Peter Drucker, considered the father of modern management, is famously credited with saying, “Culture eats strategy for breakfast.” Probably no better example of this is GM and how it has handled the GM problem with ignition switches in the Cobalt. Coming out of the government bailout the company had an excellent strategy: build high quality, fuel efficient cars that meet the needs of all segments of drivers. The only problem is the company culture has been a barrier to this strategy.

Now the culture seems to be changing under the leadership of GM's new CEO Mary Barra.  Prior to her appointment the company was all about no-bad-news, a focus on cost-savings, and maximizing shareholder value at the expense of quality.

Joe Nocera, the New York Times Op-Ed columnist, writes this about GM:

What it now needs to prove is that it makes cars that will cause us all to forget about the Cobalt. That’s when we’ll really know if it has changed.

I’m afraid that making great cars will help but it’s not the whole answer.

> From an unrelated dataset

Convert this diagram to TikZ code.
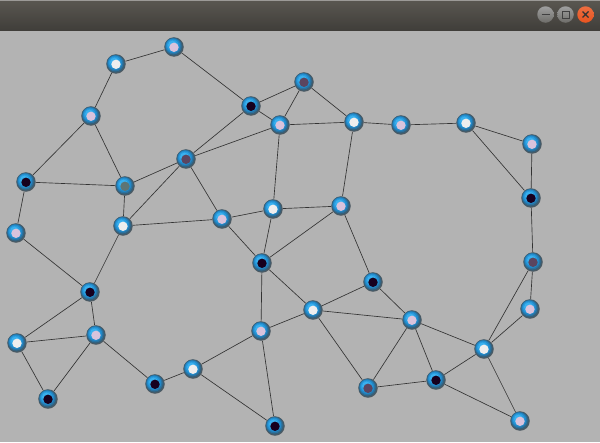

In a business and product as complicated as an automobile, problems will continue to come up and it will be how GM responds that will tell us if the culture is truly changing. Will the company encourage employees to speak the truth? Will the company be transparent internally and externally?

John Baldoni writes about GM transparency in a blog post for Forbes:

Transparency is a cultural issue. When problems arise it often is because individuals with something to lose hide bad news from other people who could use that information against them. It may make an executive look bad if he speaks up about a problem so he keeps things to himself. Self-protection trumps organizational health.

The solution is not easy. The correction begins at the top. The CEO must hold herself accountable. Apology and amends will follow, but again these are initial steps. The cultural change must be instituted throughout the company. The CEO must become the public face of transparency that is, rooting out trouble and seeking remedies.

The crisis in GM presents Barra with an opportunity to accelerate movement towards a different culture. Editors of Crain’s Detroit Business write that Barra now has “…a powerful hammer to pound away at needed culture changes.” Let’s hope that not only Barra, but all of the leaders within GM recognize that it’s about culture, not strategy.